XLKTechnology Select Sector SPDR – The generally positive tinge to the tech sector today patched through to action in the sector ETF. Options are currently trading at 10 times the normal level as the underlying share price gained .72% to $22.33. Today’s jump in option volume is due largely to activity in the June contract, where puts at the 21 strike were bought for 80 cents in conjunction with calls at the 24 strike, which traded to the middle of the market at 50 cents. This could indicate either a volatility-bullish strangle position or a cautiously bullish collar play. Shares in the ETF are down 16.3% for the year to date, having posted a more or less uninterrupted decline that began in earnest during the last week of December.

NUAN – Our market scanners detected a surge in option volume to more than 9 times the normal level in Nuance Communications Inc. Earlier this week the company announced a product upgrade to its PDF file-editing software. But this wasn’t enough to stanch a 1% decline in its share price today to $18.15 that induced option traders to unload March and April calls at the 20 strike despite sharply lower premiums at those strikes. Call open interest in Nuance has risen robustly and steadily for the year to date, and is now triple the open interest of puts.
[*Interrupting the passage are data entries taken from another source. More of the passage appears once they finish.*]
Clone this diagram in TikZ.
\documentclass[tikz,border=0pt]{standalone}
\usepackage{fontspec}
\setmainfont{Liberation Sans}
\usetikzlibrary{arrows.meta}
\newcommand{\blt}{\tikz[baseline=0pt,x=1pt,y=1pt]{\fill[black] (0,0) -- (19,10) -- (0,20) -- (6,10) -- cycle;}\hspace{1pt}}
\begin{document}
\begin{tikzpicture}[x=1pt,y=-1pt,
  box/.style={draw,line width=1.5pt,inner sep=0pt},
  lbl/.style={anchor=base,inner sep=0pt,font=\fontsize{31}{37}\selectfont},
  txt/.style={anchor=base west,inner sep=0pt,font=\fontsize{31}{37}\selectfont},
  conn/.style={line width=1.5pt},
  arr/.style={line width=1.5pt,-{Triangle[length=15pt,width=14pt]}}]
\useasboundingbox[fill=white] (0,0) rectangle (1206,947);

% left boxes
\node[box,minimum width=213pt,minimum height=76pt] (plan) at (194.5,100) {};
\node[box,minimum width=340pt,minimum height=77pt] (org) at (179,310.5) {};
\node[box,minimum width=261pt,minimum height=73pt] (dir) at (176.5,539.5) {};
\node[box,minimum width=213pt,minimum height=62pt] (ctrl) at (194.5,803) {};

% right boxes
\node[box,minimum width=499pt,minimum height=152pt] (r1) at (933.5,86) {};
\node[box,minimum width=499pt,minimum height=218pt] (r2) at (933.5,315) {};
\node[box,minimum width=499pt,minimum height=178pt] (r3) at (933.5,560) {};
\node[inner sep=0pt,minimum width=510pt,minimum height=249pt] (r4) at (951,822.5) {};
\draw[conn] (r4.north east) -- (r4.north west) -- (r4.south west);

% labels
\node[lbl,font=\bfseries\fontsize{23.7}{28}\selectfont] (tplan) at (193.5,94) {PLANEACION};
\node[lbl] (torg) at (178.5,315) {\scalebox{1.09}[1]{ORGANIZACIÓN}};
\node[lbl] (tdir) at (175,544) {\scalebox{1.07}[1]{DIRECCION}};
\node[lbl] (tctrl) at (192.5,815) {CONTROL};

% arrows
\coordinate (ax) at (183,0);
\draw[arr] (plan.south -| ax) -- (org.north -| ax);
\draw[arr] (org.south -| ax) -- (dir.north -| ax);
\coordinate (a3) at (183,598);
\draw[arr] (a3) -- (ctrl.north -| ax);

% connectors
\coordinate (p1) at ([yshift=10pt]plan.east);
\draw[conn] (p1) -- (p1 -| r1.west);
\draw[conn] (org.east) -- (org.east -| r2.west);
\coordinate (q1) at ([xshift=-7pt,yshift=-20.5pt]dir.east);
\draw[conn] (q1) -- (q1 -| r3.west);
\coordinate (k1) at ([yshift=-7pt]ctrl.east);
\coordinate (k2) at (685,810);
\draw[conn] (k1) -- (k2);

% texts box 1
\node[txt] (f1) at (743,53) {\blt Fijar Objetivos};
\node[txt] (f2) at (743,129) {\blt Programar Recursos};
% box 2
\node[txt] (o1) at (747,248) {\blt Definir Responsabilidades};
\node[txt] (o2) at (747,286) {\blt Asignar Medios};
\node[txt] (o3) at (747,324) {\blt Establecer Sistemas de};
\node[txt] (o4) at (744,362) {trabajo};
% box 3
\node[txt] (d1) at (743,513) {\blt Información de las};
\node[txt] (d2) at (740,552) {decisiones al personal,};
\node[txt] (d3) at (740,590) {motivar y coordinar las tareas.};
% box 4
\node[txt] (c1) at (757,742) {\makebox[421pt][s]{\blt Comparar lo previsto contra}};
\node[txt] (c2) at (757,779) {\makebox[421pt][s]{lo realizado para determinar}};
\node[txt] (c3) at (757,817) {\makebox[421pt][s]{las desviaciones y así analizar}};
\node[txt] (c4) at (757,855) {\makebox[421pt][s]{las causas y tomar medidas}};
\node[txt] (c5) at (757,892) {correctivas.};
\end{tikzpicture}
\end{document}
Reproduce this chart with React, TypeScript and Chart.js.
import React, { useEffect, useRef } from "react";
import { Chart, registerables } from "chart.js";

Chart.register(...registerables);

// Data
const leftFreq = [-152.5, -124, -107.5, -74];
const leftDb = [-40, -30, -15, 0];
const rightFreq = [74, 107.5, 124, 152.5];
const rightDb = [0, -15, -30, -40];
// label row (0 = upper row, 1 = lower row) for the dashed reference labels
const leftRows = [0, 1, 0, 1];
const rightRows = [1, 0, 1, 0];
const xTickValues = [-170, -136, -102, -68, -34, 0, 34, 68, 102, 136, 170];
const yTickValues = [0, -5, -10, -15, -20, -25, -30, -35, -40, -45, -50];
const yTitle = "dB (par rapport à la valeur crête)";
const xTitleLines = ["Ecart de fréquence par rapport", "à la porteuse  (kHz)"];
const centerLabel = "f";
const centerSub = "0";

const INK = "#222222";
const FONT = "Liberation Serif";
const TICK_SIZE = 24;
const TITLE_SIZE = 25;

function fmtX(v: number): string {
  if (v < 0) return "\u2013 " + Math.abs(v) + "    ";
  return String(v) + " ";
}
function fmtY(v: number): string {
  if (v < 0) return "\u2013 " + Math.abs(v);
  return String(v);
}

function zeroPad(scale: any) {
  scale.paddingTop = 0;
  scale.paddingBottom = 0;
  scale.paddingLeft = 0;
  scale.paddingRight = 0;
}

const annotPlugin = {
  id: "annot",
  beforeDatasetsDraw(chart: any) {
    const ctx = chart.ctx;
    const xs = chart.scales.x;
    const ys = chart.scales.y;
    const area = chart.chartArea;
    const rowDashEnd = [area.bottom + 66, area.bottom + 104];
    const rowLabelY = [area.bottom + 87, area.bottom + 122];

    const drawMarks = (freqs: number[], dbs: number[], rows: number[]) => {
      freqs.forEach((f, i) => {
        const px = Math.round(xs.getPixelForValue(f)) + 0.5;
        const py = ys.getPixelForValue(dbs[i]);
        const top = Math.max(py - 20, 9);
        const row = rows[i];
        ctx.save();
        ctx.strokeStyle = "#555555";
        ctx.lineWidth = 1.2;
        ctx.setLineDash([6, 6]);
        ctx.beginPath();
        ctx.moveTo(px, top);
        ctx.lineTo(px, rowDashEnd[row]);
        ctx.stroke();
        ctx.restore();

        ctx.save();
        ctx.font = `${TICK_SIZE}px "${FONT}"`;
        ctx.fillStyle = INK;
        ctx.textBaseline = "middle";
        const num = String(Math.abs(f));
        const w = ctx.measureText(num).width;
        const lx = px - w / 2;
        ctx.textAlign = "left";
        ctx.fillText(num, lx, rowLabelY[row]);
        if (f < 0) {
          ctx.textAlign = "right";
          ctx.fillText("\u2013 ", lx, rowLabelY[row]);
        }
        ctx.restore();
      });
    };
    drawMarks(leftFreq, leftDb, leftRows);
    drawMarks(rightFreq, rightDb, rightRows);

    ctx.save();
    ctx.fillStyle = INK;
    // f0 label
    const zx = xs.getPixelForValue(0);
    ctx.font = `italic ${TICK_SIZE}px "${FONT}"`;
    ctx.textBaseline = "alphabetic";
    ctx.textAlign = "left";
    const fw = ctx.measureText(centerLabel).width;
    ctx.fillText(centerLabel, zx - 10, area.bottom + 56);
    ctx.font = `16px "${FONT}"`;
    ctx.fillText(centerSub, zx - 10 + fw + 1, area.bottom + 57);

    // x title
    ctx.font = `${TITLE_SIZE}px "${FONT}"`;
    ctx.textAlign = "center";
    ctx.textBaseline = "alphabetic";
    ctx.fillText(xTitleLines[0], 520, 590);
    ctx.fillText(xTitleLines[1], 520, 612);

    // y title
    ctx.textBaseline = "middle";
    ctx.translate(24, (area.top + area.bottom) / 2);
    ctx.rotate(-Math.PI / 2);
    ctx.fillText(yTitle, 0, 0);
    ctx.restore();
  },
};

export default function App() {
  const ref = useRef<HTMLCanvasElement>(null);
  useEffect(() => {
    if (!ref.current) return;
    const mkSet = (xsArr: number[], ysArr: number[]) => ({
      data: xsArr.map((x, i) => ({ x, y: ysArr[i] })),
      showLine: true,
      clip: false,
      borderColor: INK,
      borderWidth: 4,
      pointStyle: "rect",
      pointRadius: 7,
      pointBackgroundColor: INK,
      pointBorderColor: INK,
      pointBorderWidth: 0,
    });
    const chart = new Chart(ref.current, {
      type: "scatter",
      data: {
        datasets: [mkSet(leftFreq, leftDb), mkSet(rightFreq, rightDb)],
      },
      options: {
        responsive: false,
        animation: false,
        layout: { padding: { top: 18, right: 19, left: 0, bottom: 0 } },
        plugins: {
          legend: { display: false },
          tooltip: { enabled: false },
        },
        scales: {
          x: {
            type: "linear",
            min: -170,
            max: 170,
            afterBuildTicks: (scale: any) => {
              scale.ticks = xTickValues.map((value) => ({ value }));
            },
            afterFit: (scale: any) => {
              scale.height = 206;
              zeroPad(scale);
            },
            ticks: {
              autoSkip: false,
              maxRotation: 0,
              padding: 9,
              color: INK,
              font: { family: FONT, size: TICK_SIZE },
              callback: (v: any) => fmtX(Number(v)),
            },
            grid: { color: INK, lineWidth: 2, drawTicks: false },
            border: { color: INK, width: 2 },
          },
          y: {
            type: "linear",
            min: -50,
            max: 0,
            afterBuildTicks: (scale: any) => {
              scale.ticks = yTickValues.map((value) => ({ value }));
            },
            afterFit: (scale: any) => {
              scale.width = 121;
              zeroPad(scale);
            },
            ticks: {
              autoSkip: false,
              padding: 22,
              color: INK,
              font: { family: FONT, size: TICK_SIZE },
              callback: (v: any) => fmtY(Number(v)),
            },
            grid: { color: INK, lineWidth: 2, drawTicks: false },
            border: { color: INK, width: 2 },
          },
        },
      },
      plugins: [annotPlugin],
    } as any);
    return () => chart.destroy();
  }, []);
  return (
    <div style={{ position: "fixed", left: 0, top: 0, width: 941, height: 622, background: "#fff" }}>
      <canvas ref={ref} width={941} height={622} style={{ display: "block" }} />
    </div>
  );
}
DFS – Earlier today, credit card issuer Discover Financial Services said its survey of 15,000 adult consumers showed a steadying in consumer spending in the month of February, following dramatic cutbacks in spending in December and January. Shares in Discover closed .07% lower at $14.72, reversing early gains. While the results of the survey in large part simply bore out the obvious – that American consumers are skittish about the direction of the economy and tightening their belts – the fact that Discover options are trading at more than 10 times the normal level shows few traders looking to play on near-term price action and instead entering fresh positions in the January ’09 action. Puts at the 7.50 and 12.50 strikes appeared to sell freshly, possibly funding the purchase of 17.50 calls for $2.55 apiece.